The lines to extract run from the first line of the material below to the line containing "fontsize=17.5, ha='center', va='center', color='black')", both included; leave the pictures behind.

╭─ RECORDS TO USE

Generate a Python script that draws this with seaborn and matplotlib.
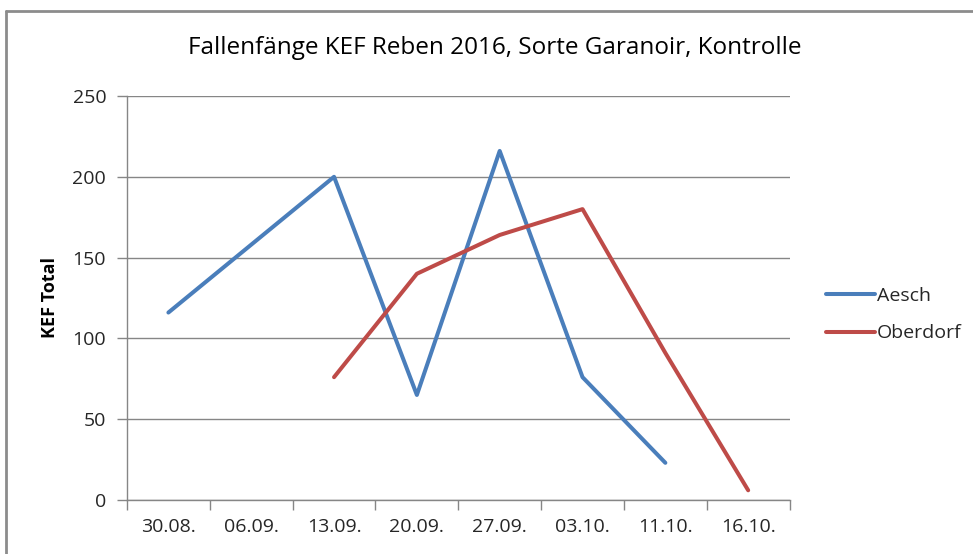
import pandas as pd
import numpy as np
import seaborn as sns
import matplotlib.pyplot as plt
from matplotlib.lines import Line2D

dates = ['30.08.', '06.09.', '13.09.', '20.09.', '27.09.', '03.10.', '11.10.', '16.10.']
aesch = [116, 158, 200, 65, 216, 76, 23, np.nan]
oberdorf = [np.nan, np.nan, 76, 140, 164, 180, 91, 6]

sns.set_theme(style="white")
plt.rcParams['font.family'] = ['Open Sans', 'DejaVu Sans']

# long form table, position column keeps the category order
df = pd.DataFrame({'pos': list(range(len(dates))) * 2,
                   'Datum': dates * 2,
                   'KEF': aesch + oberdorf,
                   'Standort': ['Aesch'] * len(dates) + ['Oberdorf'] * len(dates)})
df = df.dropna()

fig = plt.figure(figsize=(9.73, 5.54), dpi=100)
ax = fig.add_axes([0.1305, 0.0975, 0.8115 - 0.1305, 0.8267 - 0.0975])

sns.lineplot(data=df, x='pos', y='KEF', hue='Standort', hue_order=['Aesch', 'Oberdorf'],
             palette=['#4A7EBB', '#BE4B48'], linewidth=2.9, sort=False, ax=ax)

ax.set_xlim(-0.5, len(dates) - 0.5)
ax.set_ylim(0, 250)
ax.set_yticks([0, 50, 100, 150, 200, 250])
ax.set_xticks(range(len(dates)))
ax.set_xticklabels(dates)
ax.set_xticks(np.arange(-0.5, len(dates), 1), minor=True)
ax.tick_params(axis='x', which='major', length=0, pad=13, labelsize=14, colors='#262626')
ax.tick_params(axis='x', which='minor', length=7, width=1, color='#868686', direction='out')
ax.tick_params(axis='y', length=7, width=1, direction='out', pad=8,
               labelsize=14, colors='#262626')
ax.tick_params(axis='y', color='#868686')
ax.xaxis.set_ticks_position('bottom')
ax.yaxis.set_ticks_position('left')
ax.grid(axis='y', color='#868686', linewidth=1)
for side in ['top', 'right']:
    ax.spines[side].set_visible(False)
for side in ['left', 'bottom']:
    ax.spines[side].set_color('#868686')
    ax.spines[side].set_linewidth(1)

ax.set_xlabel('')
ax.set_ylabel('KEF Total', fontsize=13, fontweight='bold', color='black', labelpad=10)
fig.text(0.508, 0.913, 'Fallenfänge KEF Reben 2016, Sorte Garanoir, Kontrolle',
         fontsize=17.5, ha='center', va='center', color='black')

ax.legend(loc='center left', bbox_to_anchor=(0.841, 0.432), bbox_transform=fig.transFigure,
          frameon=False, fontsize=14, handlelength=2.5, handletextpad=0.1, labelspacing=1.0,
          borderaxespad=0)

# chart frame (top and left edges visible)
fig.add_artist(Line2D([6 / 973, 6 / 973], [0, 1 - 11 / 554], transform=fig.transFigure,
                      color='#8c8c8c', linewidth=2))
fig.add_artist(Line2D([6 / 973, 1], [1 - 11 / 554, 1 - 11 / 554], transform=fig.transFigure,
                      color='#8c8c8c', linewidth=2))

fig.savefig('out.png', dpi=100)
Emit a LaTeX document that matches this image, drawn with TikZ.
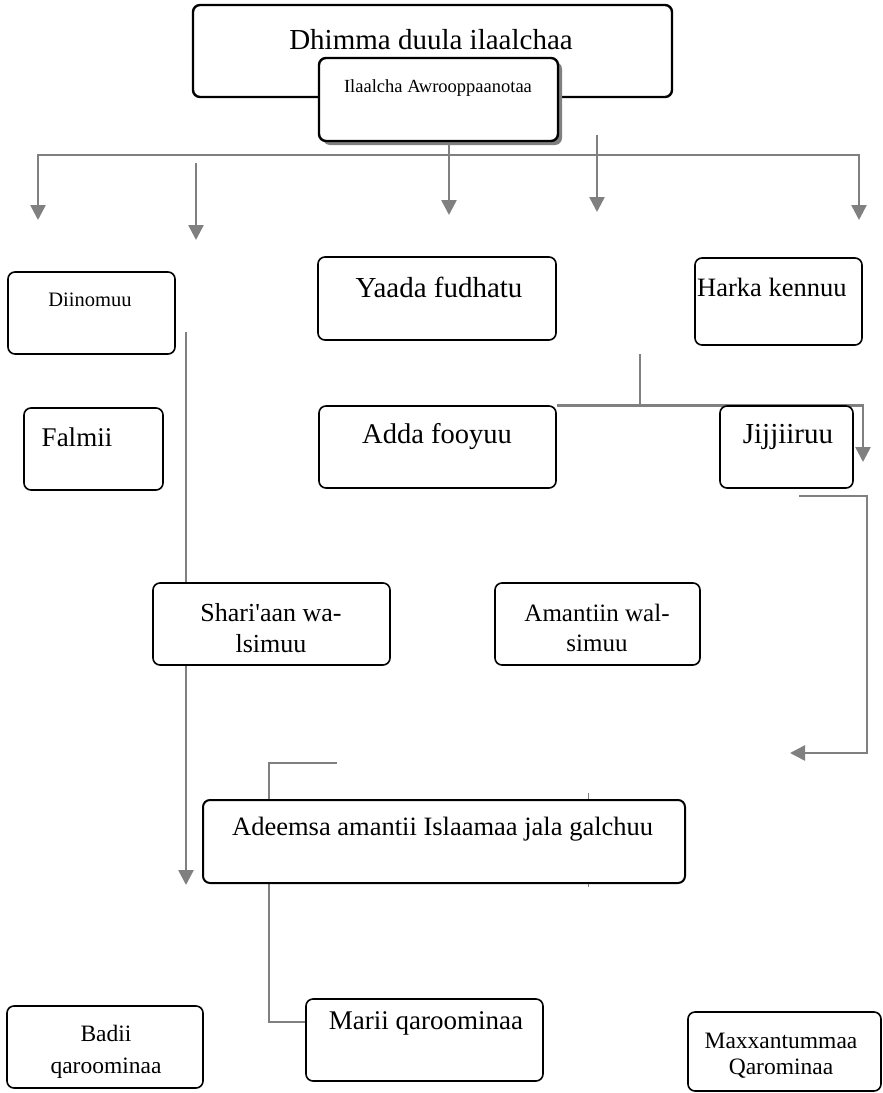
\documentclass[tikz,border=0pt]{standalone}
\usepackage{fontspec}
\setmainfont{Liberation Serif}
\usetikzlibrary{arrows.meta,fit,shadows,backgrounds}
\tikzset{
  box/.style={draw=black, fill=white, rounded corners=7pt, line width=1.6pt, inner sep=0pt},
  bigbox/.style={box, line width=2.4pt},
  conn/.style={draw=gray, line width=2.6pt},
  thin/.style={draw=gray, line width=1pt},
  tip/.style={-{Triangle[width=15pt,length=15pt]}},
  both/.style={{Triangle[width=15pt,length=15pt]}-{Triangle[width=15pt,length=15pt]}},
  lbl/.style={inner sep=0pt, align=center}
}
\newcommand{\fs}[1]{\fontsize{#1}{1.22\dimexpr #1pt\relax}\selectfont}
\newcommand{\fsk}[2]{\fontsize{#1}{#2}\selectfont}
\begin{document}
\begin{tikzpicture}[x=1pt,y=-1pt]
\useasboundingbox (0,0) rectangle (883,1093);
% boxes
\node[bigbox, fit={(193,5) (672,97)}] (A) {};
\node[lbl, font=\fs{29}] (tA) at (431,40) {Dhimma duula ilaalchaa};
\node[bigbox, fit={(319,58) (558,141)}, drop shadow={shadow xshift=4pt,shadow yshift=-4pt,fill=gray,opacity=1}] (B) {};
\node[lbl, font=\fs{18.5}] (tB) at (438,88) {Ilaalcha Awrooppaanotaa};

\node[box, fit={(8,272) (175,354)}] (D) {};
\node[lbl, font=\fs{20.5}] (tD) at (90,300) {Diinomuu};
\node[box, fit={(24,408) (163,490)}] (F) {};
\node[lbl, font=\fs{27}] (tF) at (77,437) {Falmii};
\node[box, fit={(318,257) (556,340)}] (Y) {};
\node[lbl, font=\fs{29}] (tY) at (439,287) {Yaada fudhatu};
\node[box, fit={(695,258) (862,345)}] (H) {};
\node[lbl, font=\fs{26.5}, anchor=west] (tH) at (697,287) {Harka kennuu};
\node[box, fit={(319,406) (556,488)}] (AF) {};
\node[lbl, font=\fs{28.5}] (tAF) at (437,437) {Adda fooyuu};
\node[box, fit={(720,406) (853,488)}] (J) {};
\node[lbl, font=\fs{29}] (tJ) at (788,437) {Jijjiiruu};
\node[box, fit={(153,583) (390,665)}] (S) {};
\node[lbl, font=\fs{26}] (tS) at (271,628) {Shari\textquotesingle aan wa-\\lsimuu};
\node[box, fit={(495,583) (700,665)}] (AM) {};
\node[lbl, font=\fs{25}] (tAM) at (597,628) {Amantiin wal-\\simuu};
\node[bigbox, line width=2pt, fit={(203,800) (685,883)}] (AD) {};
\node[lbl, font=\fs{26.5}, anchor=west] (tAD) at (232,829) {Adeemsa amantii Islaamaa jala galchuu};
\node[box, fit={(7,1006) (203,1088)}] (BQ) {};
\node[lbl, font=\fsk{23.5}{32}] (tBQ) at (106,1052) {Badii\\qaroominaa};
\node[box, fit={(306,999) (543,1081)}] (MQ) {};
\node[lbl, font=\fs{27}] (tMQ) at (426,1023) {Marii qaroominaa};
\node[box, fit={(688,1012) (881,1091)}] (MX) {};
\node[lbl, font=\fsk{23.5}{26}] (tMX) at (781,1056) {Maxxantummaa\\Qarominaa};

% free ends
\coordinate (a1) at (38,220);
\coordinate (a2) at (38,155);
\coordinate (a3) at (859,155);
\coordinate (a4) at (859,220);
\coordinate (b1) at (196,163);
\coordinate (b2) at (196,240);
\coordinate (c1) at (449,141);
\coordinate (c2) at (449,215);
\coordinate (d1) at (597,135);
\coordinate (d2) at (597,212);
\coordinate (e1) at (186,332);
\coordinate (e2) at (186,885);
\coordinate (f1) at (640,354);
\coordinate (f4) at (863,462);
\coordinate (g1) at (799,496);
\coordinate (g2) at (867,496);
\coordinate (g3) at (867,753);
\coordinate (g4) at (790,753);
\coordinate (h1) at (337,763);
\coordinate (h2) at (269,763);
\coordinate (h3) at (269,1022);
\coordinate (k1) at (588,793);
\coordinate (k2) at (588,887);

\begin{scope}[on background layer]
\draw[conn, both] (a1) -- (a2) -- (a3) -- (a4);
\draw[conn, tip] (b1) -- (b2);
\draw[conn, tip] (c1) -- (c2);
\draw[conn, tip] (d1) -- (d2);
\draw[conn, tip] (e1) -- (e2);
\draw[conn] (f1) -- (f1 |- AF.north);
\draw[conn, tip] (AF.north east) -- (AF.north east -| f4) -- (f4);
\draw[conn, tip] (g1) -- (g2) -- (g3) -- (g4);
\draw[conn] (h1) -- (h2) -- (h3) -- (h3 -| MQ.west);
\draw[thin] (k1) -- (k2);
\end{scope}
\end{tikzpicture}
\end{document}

╰─

▶ **RESPONSE TO THE EXERCISE**
Generate a Python script that draws this with seaborn and matplotlib.
import pandas as pd
import numpy as np
import seaborn as sns
import matplotlib.pyplot as plt
from matplotlib.lines import Line2D

dates = ['30.08.', '06.09.', '13.09.', '20.09.', '27.09.', '03.10.', '11.10.', '16.10.']
aesch = [116, 158, 200, 65, 216, 76, 23, np.nan]
oberdorf = [np.nan, np.nan, 76, 140, 164, 180, 91, 6]

sns.set_theme(style="white")
plt.rcParams['font.family'] = ['Open Sans', 'DejaVu Sans']

# long form table, position column keeps the category order
df = pd.DataFrame({'pos': list(range(len(dates))) * 2,
                   'Datum': dates * 2,
                   'KEF': aesch + oberdorf,
                   'Standort': ['Aesch'] * len(dates) + ['Oberdorf'] * len(dates)})
df = df.dropna()

fig = plt.figure(figsize=(9.73, 5.54), dpi=100)
ax = fig.add_axes([0.1305, 0.0975, 0.8115 - 0.1305, 0.8267 - 0.0975])

sns.lineplot(data=df, x='pos', y='KEF', hue='Standort', hue_order=['Aesch', 'Oberdorf'],
             palette=['#4A7EBB', '#BE4B48'], linewidth=2.9, sort=False, ax=ax)

ax.set_xlim(-0.5, len(dates) - 0.5)
ax.set_ylim(0, 250)
ax.set_yticks([0, 50, 100, 150, 200, 250])
ax.set_xticks(range(len(dates)))
ax.set_xticklabels(dates)
ax.set_xticks(np.arange(-0.5, len(dates), 1), minor=True)
ax.tick_params(axis='x', which='major', length=0, pad=13, labelsize=14, colors='#262626')
ax.tick_params(axis='x', which='minor', length=7, width=1, color='#868686', direction='out')
ax.tick_params(axis='y', length=7, width=1, direction='out', pad=8,
               labelsize=14, colors='#262626')
ax.tick_params(axis='y', color='#868686')
ax.xaxis.set_ticks_position('bottom')
ax.yaxis.set_ticks_position('left')
ax.grid(axis='y', color='#868686', linewidth=1)
for side in ['top', 'right']:
    ax.spines[side].set_visible(False)
for side in ['left', 'bottom']:
    ax.spines[side].set_color('#868686')
    ax.spines[side].set_linewidth(1)

ax.set_xlabel('')
ax.set_ylabel('KEF Total', fontsize=13, fontweight='bold', color='black', labelpad=10)
fig.text(0.508, 0.913, 'Fallenfänge KEF Reben 2016, Sorte Garanoir, Kontrolle',
         fontsize=17.5, ha='center', va='center', color='black')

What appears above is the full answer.